Your job is to retype all of the data word for word, leaving every image out.

---------- Material provided

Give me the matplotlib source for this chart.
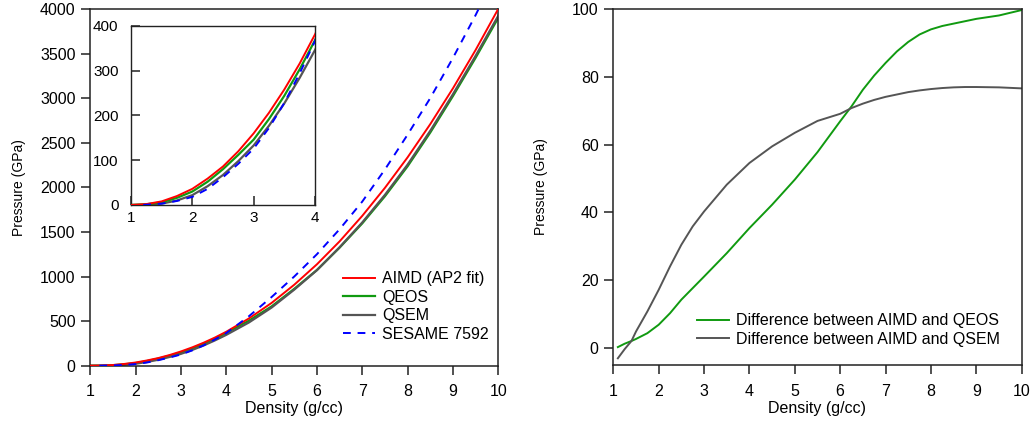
import matplotlib
matplotlib.use('Agg')
import matplotlib.pyplot as plt

plt.rcParams['font.family'] = ['Liberation Sans', 'DejaVu Sans']

# pressure vs density (left panel)
density = [1.0, 1.25, 1.5, 1.75, 2.0, 2.25, 2.5, 2.75, 3.0, 3.25, 3.5, 3.75, 4.0,
           4.5, 5.0, 5.5, 6.0, 6.5, 7.0, 7.5, 8.0, 8.5, 9.0, 9.5, 10.0]
aimd = [0, 2, 8, 20, 36, 59, 86, 120, 160, 206, 258, 316, 381,
        530, 704, 908, 1137, 1394, 1680, 1994, 2336, 2708, 3109, 3539, 4000]
qeos = [0, 1.5, 6, 16, 30, 52, 80, 112, 146, 192, 244, 303, 368,
        505, 665, 862, 1073, 1324, 1596, 1900, 2236, 2614, 3023, 3452, 3900]
qsem = [0, 0.5, 3, 10, 22, 42, 67, 98, 133, 177, 227, 284, 346,
        485, 652, 853, 1071, 1328, 1606, 1915, 2254, 2633, 3043, 3473, 3923]

sesame_density = [1.2, 1.5, 1.75, 2.0, 2.25, 2.5, 2.75, 3.0, 3.25, 3.5, 3.75, 4.0,
                  4.5, 5.0, 5.5, 6.0, 6.5, 7.0, 7.5, 8.0, 8.5, 9.0, 9.5, 10.0]
sesame = [0, 3, 9, 18, 36, 62, 92, 126, 172, 228, 294, 366,
          555, 770, 1000, 1250, 1530, 1840, 2200, 2590, 3000, 3450, 3930, 4450]

# differences (right panel)
diff_density = [1.1, 1.25, 1.4, 1.5, 1.75, 2.0, 2.25, 2.5, 2.75, 3.0, 3.5, 4.0, 4.5, 5.0, 5.5,
                6.0, 6.25, 6.5, 6.75, 7.0, 7.25, 7.5, 7.75, 8.0, 8.25, 8.5, 8.75, 9.0, 9.5, 10.0]
diff_qeos = [0.3, 1.3, 2.1, 2.7, 4.4, 6.9, 10.3, 14.3, 17.7, 21.1, 28.0, 35.4, 42.3, 49.7, 57.8,
             66.9, 71.3, 76.2, 80.4, 84.1, 87.5, 90.3, 92.5, 94.0, 95.0, 95.7, 96.4, 97.1, 98.1, 99.7]
diff_qsem = [-3.0, -0.3, 2.1, 4.9, 10.8, 17.2, 24.1, 30.5, 35.9, 40.3, 48.2, 54.6, 59.5, 63.5, 67.0,
             69.1, 70.8, 72.1, 73.2, 74.1, 74.8, 75.5, 76.0, 76.4, 76.7, 76.9, 77.0, 77.0, 76.9, 76.6]

RED = '#ff0000'
GREEN = '#109a10'
GRAY = '#555555'
BLUE = '#0000ff'


def style_axes(ax, direction='out', size=11.5, pad=4):
    for s in ax.spines.values():
        s.set_linewidth(1.1)
        s.set_color('#222222')
    ax.tick_params(direction=direction, length=6.5, width=1.1, labelsize=size,
                   top=False, right=False, pad=pad, color='#222222')


fig = plt.figure(figsize=(10.32, 4.3), dpi=100)

ax1 = fig.add_axes([0.0875, 0.1495, 0.3953, 0.8298])
ax1.plot(density, qsem, color=GRAY, lw=1.6, label='QSEM', zorder=2)
ax1.plot(density, qeos, color=GREEN, lw=1.6, label='QEOS', zorder=1)
ax1.plot(density, aimd, color=RED, lw=1.4, label='AIMD (AP2 fit)', zorder=3)
ax1.plot(sesame_density, sesame, color=BLUE, lw=1.4, ls=(0, (4, 3.5)), label='SESAME 7592', zorder=4)
ax1.set_xlim(1, 10)
ax1.set_ylim(0, 4000)
ax1.set_xticks(range(1, 11))
ax1.set_yticks(range(0, 4001, 500))
style_axes(ax1)
ax1.tick_params(axis='x', pad=7)
ax1.set_xlabel('Density (g/cc)', fontsize=11.5)
ax1.set_ylabel('Pressure (GPa)', fontsize=10)
ax1.xaxis.set_label_coords(0.5, -0.1)
ax1.yaxis.set_label_coords(-0.158, 0.5)

h, l = ax1.get_legend_handles_labels()
order = [2, 1, 0, 3]
ax1.legend([h[i] for i in order], [l[i] for i in order], loc='upper left',
           bbox_to_anchor=(0.62, 0.265), frameon=False, fontsize=11.5,
           handlelength=2.0, handletextpad=0.45, labelspacing=0.22,
           borderpad=0, borderaxespad=0)

# inset
ins = fig.add_axes([0.1269, 0.5233, 0.1783, 0.4163])
ins.plot(density, qsem, color=GRAY, lw=1.6, zorder=1)
ins.plot(density, qeos, color=GREEN, lw=1.6, zorder=2)
ins.plot(density, aimd, color=RED, lw=1.4, zorder=3)
ins.plot(sesame_density, sesame, color=BLUE, lw=1.4, ls=(0, (4, 3.5)), zorder=4)
ins.set_xlim(1, 4)
ins.set_ylim(0, 400)
ins.set_xticks([1, 2, 3, 4])
ins.set_yticks([0, 100, 200, 300, 400])
style_axes(ins, direction='in', size=11, pad=9)
ins.tick_params(axis='x', pad=4)
for s in ins.spines.values():
    s.set_linewidth(1.0)

# right panel
ax2 = fig.add_axes([0.5943, 0.151, 0.3957, 0.828])
ax2.plot(diff_density, diff_qeos, color=GREEN, lw=1.4, label='Difference between AIMD and QEOS')
ax2.plot(diff_density, diff_qsem, color=GRAY, lw=1.4, label='Difference between AIMD and QSEM')
ax2.set_xlim(1, 10)
ax2.set_ylim(-5, 100)
ax2.set_xticks(range(1, 11))
ax2.set_yticks(range(0, 101, 20))
style_axes(ax2)
ax2.tick_params(axis='x', pad=7)
ax2.set_xlabel('Density (g/cc)', fontsize=11.5)
ax2.set_ylabel('Pressure (GPa)', fontsize=10)
ax2.xaxis.set_label_coords(0.5, -0.1)
ax2.yaxis.set_label_coords(-0.16, 0.5)
ax2.legend(loc='upper left', bbox_to_anchor=(0.205, 0.145), frameon=False, fontsize=11.5,
           handlelength=2.0, handletextpad=0.45, labelspacing=0.22,
           borderpad=0, borderaxespad=0)

fig.savefig('out.png', dpi=100)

--------------------

**Full output**
Give me the matplotlib source for this chart.
import matplotlib
matplotlib.use('Agg')
import matplotlib.pyplot as plt

plt.rcParams['font.family'] = ['Liberation Sans', 'DejaVu Sans']

# pressure vs density (left panel)
density = [1.0, 1.25, 1.5, 1.75, 2.0, 2.25, 2.5, 2.75, 3.0, 3.25, 3.5, 3.75, 4.0,
           4.5, 5.0, 5.5, 6.0, 6.5, 7.0, 7.5, 8.0, 8.5, 9.0, 9.5, 10.0]
aimd = [0, 2, 8, 20, 36, 59, 86, 120, 160, 206, 258, 316, 381,
        530, 704, 908, 1137, 1394, 1680, 1994, 2336, 2708, 3109, 3539, 4000]
qeos = [0, 1.5, 6, 16, 30, 52, 80, 112, 146, 192, 244, 303, 368,
        505, 665, 862, 1073, 1324, 1596, 1900, 2236, 2614, 3023, 3452, 3900]
qsem = [0, 0.5, 3, 10, 22, 42, 67, 98, 133, 177, 227, 284, 346,
        485, 652, 853, 1071, 1328, 1606, 1915, 2254, 2633, 3043, 3473, 3923]

sesame_density = [1.2, 1.5, 1.75, 2.0, 2.25, 2.5, 2.75, 3.0, 3.25, 3.5, 3.75, 4.0,
                  4.5, 5.0, 5.5, 6.0, 6.5, 7.0, 7.5, 8.0, 8.5, 9.0, 9.5, 10.0]
sesame = [0, 3, 9, 18, 36, 62, 92, 126, 172, 228, 294, 366,
          555, 770, 1000, 1250, 1530, 1840, 2200, 2590, 3000, 3450, 3930, 4450]

# differences (right panel)
diff_density = [1.1, 1.25, 1.4, 1.5, 1.75, 2.0, 2.25, 2.5, 2.75, 3.0, 3.5, 4.0, 4.5, 5.0, 5.5,
                6.0, 6.25, 6.5, 6.75, 7.0, 7.25, 7.5, 7.75, 8.0, 8.25, 8.5, 8.75, 9.0, 9.5, 10.0]
diff_qeos = [0.3, 1.3, 2.1, 2.7, 4.4, 6.9, 10.3, 14.3, 17.7, 21.1, 28.0, 35.4, 42.3, 49.7, 57.8,
             66.9, 71.3, 76.2, 80.4, 84.1, 87.5, 90.3, 92.5, 94.0, 95.0, 95.7, 96.4, 97.1, 98.1, 99.7]
diff_qsem = [-3.0, -0.3, 2.1, 4.9, 10.8, 17.2, 24.1, 30.5, 35.9, 40.3, 48.2, 54.6, 59.5, 63.5, 67.0,
             69.1, 70.8, 72.1, 73.2, 74.1, 74.8, 75.5, 76.0, 76.4, 76.7, 76.9, 77.0, 77.0, 76.9, 76.6]

RED = '#ff0000'
GREEN = '#109a10'
GRAY = '#555555'
BLUE = '#0000ff'


def style_axes(ax, direction='out', size=11.5, pad=4):
    for s in ax.spines.values():
        s.set_linewidth(1.1)
        s.set_color('#222222')
    ax.tick_params(direction=direction, length=6.5, width=1.1, labelsize=size,
                   top=False, right=False, pad=pad, color='#222222')


fig = plt.figure(figsize=(10.32, 4.3), dpi=100)

ax1 = fig.add_axes([0.0875, 0.1495, 0.3953, 0.8298])
ax1.plot(density, qsem, color=GRAY, lw=1.6, label='QSEM', zorder=2)
ax1.plot(density, qeos, color=GREEN, lw=1.6, label='QEOS', zorder=1)
ax1.plot(density, aimd, color=RED, lw=1.4, label='AIMD (AP2 fit)', zorder=3)
ax1.plot(sesame_density, sesame, color=BLUE, lw=1.4, ls=(0, (4, 3.5)), label='SESAME 7592', zorder=4)
ax1.set_xlim(1, 10)
ax1.set_ylim(0, 4000)
ax1.set_xticks(range(1, 11))
ax1.set_yticks(range(0, 4001, 500))
style_axes(ax1)
ax1.tick_params(axis='x', pad=7)
ax1.set_xlabel('Density (g/cc)', fontsize=11.5)
ax1.set_ylabel('Pressure (GPa)', fontsize=10)
ax1.xaxis.set_label_coords(0.5, -0.1)
ax1.yaxis.set_label_coords(-0.158, 0.5)

h, l = ax1.get_legend_handles_labels()
order = [2, 1, 0, 3]
ax1.legend([h[i] for i in order], [l[i] for i in order], loc='upper left',
           bbox_to_anchor=(0.62, 0.265), frameon=False, fontsize=11.5,
           handlelength=2.0, handletextpad=0.45, labelspacing=0.22,
           borderpad=0, borderaxespad=0)

# inset
ins = fig.add_axes([0.1269, 0.5233, 0.1783, 0.4163])
ins.plot(density, qsem, color=GRAY, lw=1.6, zorder=1)
ins.plot(density, qeos, color=GREEN, lw=1.6, zorder=2)
ins.plot(density, aimd, color=RED, lw=1.4, zorder=3)
ins.plot(sesame_density, sesame, color=BLUE, lw=1.4, ls=(0, (4, 3.5)), zorder=4)
ins.set_xlim(1, 4)
ins.set_ylim(0, 400)
ins.set_xticks([1, 2, 3, 4])
ins.set_yticks([0, 100, 200, 300, 400])
style_axes(ins, direction='in', size=11, pad=9)
ins.tick_params(axis='x', pad=4)
for s in ins.spines.values():
    s.set_linewidth(1.0)

# right panel
ax2 = fig.add_axes([0.5943, 0.151, 0.3957, 0.828])
ax2.plot(diff_density, diff_qeos, color=GREEN, lw=1.4, label='Difference between AIMD and QEOS')
ax2.plot(diff_density, diff_qsem, color=GRAY, lw=1.4, label='Difference between AIMD and QSEM')
ax2.set_xlim(1, 10)
ax2.set_ylim(-5, 100)
ax2.set_xticks(range(1, 11))
ax2.set_yticks(range(0, 101, 20))
style_axes(ax2)
ax2.tick_params(axis='x', pad=7)
ax2.set_xlabel('Density (g/cc)', fontsize=11.5)
ax2.set_ylabel('Pressure (GPa)', fontsize=10)
ax2.xaxis.set_label_coords(0.5, -0.1)
ax2.yaxis.set_label_coords(-0.16, 0.5)
ax2.legend(loc='upper left', bbox_to_anchor=(0.205, 0.145), frameon=False, fontsize=11.5,
           handlelength=2.0, handletextpad=0.45, labelspacing=0.22,
           borderpad=0, borderaxespad=0)

fig.savefig('out.png', dpi=100)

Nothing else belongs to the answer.